The correct and authoritative recommendation was made in an Aug. 27, 1963 letter to then-Pope Paul VI from the head of the New Mexico-based Servants of the Holy Paraclete, which was founded to treat priests dealing with challenges such as alcoholism, substance abuse and sexuality. The Rev. Gerald M.C. Fitzgerald recommended to the pope that pedophile priests be removed from the ministry.
Forever.
Indeed, he later developed a plan for isolating such priests on an island, where they could live out their lives in some dignity without harming others.
Anthony DeMarco, a plaintiff attorney in Los Angeles, released the letter Wednesday. It was obtained by plaintiffs in Kentucky who are attempting to sue the Vatican for negligence in allegedly failing to alert police or the public about priests who molested children.

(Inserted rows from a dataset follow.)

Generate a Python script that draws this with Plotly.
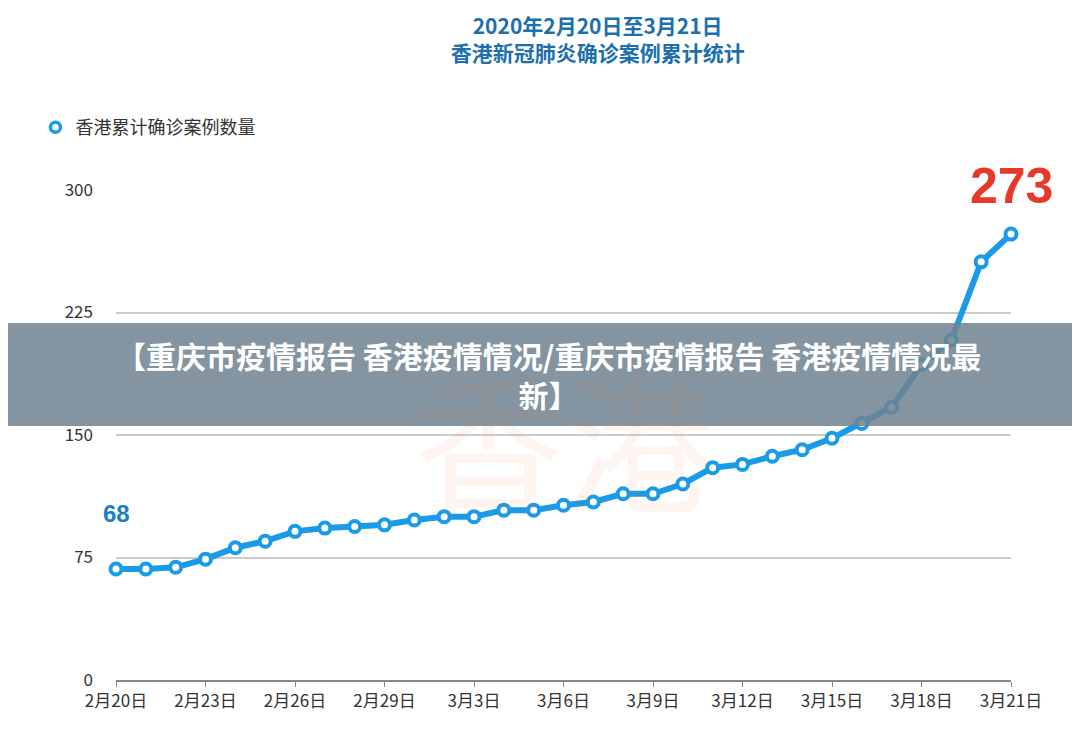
import plotly.graph_objects as go

dates = ["2月20日", "2月21日", "2月22日", "2月23日", "2月24日", "2月25日", "2月26日", "2月27日",
         "2月28日", "2月29日", "3月1日", "3月2日", "3月3日", "3月4日", "3月5日", "3月6日",
         "3月7日", "3月8日", "3月9日", "3月10日", "3月11日", "3月12日", "3月13日", "3月14日",
         "3月15日", "3月16日", "3月17日", "3月18日", "3月19日", "3月20日", "3月21日"]
cases = [68, 68, 69, 74, 81, 85, 91, 93, 94, 95, 98, 100, 100, 104, 104, 107,
         109, 114, 114, 120, 130, 132, 137, 141, 148, 157, 167, 193, 208, 256, 273]
x_idx = list(range(len(dates)))

fig = go.Figure()
fig.add_trace(go.Scatter(
    x=x_idx, y=cases, mode="lines+markers", name="香港累计确诊案例数量", showlegend=False,
    line=dict(color="#1a9be8", width=6),
    marker=dict(size=11, color="white", line=dict(color="#1a9be8", width=4)),
    cliponaxis=False,
))
# legend entry: marker only
fig.add_trace(go.Scatter(
    x=[None], y=[None], mode="markers", name="香港累计确诊案例数量",
    marker=dict(size=10, color="white", line=dict(color="#1a9be8", width=3.5)),
))

# faint watermark
fig.add_annotation(x=0.5, y=0.5, xref="paper", yref="paper", text="香港", showarrow=False,
                   font=dict(size=150, color="rgba(240,120,60,0.07)", family="Noto Sans CJK SC"))

fig.add_annotation(x=0, y=cases[0], text="<b>68</b>", showarrow=False, yshift=55,
                   font=dict(size=24, color="#1a7fc8", family="Liberation Sans"))
fig.add_annotation(x=len(cases) - 1, y=cases[-1], text="<b>273</b>", showarrow=False, yshift=48,
                   font=dict(size=50, color="#e8382a", family="Liberation Sans"))

# overlay banner
fig.add_shape(type="rect", xref="paper", yref="paper", x0=-0.2, x1=1.2, y0=(734 - 62 - 418) / 490,
              y1=(734 - 62 - 315) / 490, fillcolor="rgba(110,130,145,0.85)", line=dict(width=0), layer="above")
fig.add_annotation(x=0.5 - (108 - 77) / 2 / 895, y=(734 - 62 - 366) / 490, xref="paper", yref="paper",
                   text="<b>【重庆市疫情报告 香港疫情情况/重庆市疫情报告 香港疫情情况最<br>新】</b>",
                   showarrow=False, font=dict(size=30, color="white", family="Noto Sans CJK SC"))

fig.update_layout(
    width=1080, height=734,
    paper_bgcolor="white", plot_bgcolor="white",
    margin=dict(l=108, r=77, t=182, b=62, autoexpand=False),
    font=dict(family="Noto Sans CJK SC", color="#333"),
    title=dict(text="<b>2020年2月20日至3月21日</b><br><b>香港新冠肺炎确诊案例累计统计</b>",
               x=0.546, xanchor="center", y=0.965, yanchor="top",
               font=dict(size=21, color="#1d6fad")),
    legend=dict(x=-0.09, y=1.165, xanchor="left", yanchor="top", font=dict(size=18, color="#333")),
    showlegend=True,
)
fig.update_xaxes(range=[0, 30], tickvals=x_idx[::3], ticktext=dates[::3], showgrid=False,
                 showline=True, linecolor="#888", linewidth=1.5, ticks="outside", ticklen=5,
                 tickcolor="#888", tickfont=dict(size=17, color="#333"), zeroline=False)
fig.update_yaxes(range=[0, 300], tickvals=[0, 75, 150, 225, 300], showgrid=True, gridcolor="#ccc",
                 gridwidth=1.5, zeroline=False, ticks="", ticklabelstandoff=22,
                 tickfont=dict(size=17, color="#333"))

fig.write_html("out.html")
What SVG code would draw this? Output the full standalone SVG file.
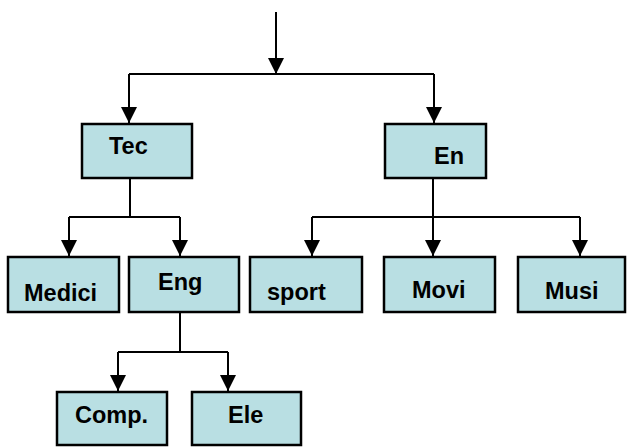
<svg xmlns="http://www.w3.org/2000/svg" width="627" height="447" viewBox="0 0 627 447">
<style>
.box{fill:#B9DFE3;stroke:#000;stroke-width:2.5}
.lbl{font-family:"Liberation Sans",Arial,sans-serif;font-weight:bold;font-size:23.5px;fill:#000}
.ln{fill:none;stroke:#000;stroke-width:2}
</style>
<defs>
<marker id="ah" markerUnits="userSpaceOnUse" markerWidth="18" markerHeight="18" viewBox="0 0 18 18" refX="16" refY="9" orient="auto">
<path d="M0,1 L16,9 L0,17 Z" fill="#000"/>
</marker>
</defs>
<rect width="627" height="447" fill="#fff"/>
<g id="connectors">
<line class="ln" x1="276" y1="12" x2="276" y2="74" marker-end="url(#ah)"/>
<line class="ln" x1="129" y1="74" x2="434" y2="74"/>
<line class="ln" x1="129" y1="74" x2="129" y2="123" marker-end="url(#ah)"/>
<line class="ln" x1="434" y1="74" x2="434" y2="123" marker-end="url(#ah)"/>
<line class="ln" x1="130" y1="178" x2="130" y2="217"/>
<line class="ln" x1="69" y1="217" x2="180" y2="217"/>
<line class="ln" x1="69" y1="217" x2="69" y2="256" marker-end="url(#ah)"/>
<line class="ln" x1="180" y1="217" x2="180" y2="256" marker-end="url(#ah)"/>
<line class="ln" x1="433" y1="178" x2="433" y2="217"/>
<line class="ln" x1="312" y1="217" x2="580" y2="217"/>
<line class="ln" x1="312" y1="217" x2="312" y2="256" marker-end="url(#ah)"/>
<line class="ln" x1="433" y1="217" x2="433" y2="256" marker-end="url(#ah)"/>
<line class="ln" x1="580" y1="217" x2="580" y2="256" marker-end="url(#ah)"/>
<line class="ln" x1="180" y1="312" x2="180" y2="352"/>
<line class="ln" x1="118" y1="352" x2="228" y2="352"/>
<line class="ln" x1="118" y1="352" x2="118" y2="391" marker-end="url(#ah)"/>
<line class="ln" x1="228" y1="352" x2="228" y2="391" marker-end="url(#ah)"/>
</g>
<g id="tec"><rect class="box" x="82" y="124" width="110" height="54"/><text class="lbl" x="109" y="154">Tec</text></g>
<g id="en"><rect class="box" x="385" y="124" width="101" height="54"/><text class="lbl" x="434" y="164">En</text></g>
<g id="medici"><rect class="box" x="8" y="257" width="111" height="55"/><text class="lbl" x="24" y="301">Medici</text></g>
<g id="eng"><rect class="box" x="129" y="257" width="110" height="55"/><text class="lbl" x="158" y="290">Eng</text></g>
<g id="sport"><rect class="box" x="250" y="257" width="112" height="55"/><text class="lbl" x="267" y="300">sport</text></g>
<g id="movi"><rect class="box" x="384" y="257" width="111" height="55"/><text class="lbl" x="412" y="298">Movi</text></g>
<g id="musi"><rect class="box" x="518" y="257" width="107" height="55"/><text class="lbl" x="545" y="299">Musi</text></g>
<g id="comp"><rect class="box" x="57" y="392" width="110" height="53"/><text class="lbl" x="75" y="423">Comp.</text></g>
<g id="ele"><rect class="box" x="192" y="392" width="109" height="53"/><text class="lbl" x="228" y="423">Ele</text></g>
</svg>
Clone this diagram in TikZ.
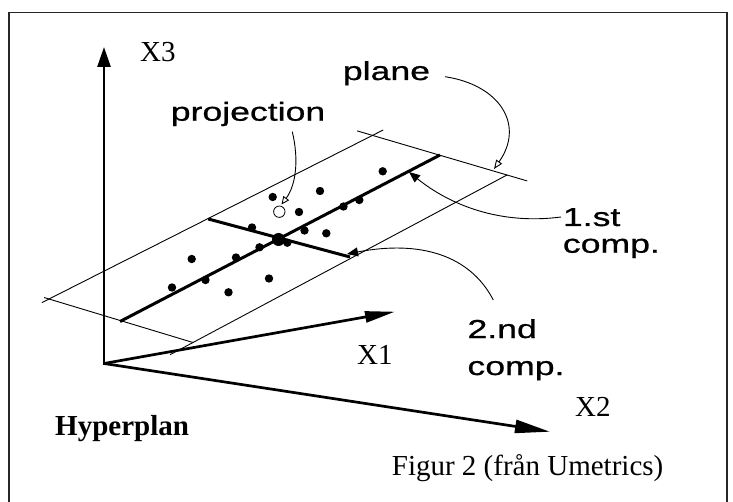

Even if Tod Tamberg, a spokesman for the Archdiocese of Los Angeles, is correct in arguing that the pope probably never saw the letter, it is clear that the letter gives written form to ideas that Pope Paul VI and Fitzgerald had discussed when they met. At the time Fitzgerald had two decades' experience working with problem priests and warned against leaving sexually abusive priests in the ministry.
The letter to Pope Paul VI was not the only one Fitzgerald wrote to church officials. In 1957, Fitzgerald wrote to Archbishop Edwin V. Byrne of Santa Fe, his ecclesiastical sponsor and co-founder of the Paracletes:
“May I beg your Excellency to concur and approve of what I consider a very vital decision on our part - that we will not offer hospitality to men who have seduced or attempted to seduce little boys or girls. These men Your Excellency are devils and the wrath of God is upon them and if I were a bishops I would tremble when I failed to report them to Rome for involuntary laicization. ... It is for this class of rattlesnake I have always wished the island retreat - but even an island is too good for these vipers of whom the Gentle master said - it were better they had not been born - this is an indirect way of saying damned, is it not? When I see the Holy Father I am going to speak of this class to his Holiness.”
DeMarco said, "It [the letter to Pope Paul VI] shows without a shadow of a doubt that ... how pervasive the problem was was communicated to the pope. He was able to share with him their knowledge of how pervasive this problems was, how destructive this problem was."
Whether plaintiffs in this case are successful in their effort to bring action directly against the Pope or not, the days of persuasive basic denial are over.
The letter tells us that the well-documented recommendations of the Roman Catholic Church's expert on such matters were communicated directly to then-Pope Paul VI almost five decades ago
Had those recommendations been heeded, so much of the devastation brought to the lives of the young by serial clerical abusers would never have occurred at all. Victims known and unknown, counted and uncounted, would have had real childhoods and would have grown up whole.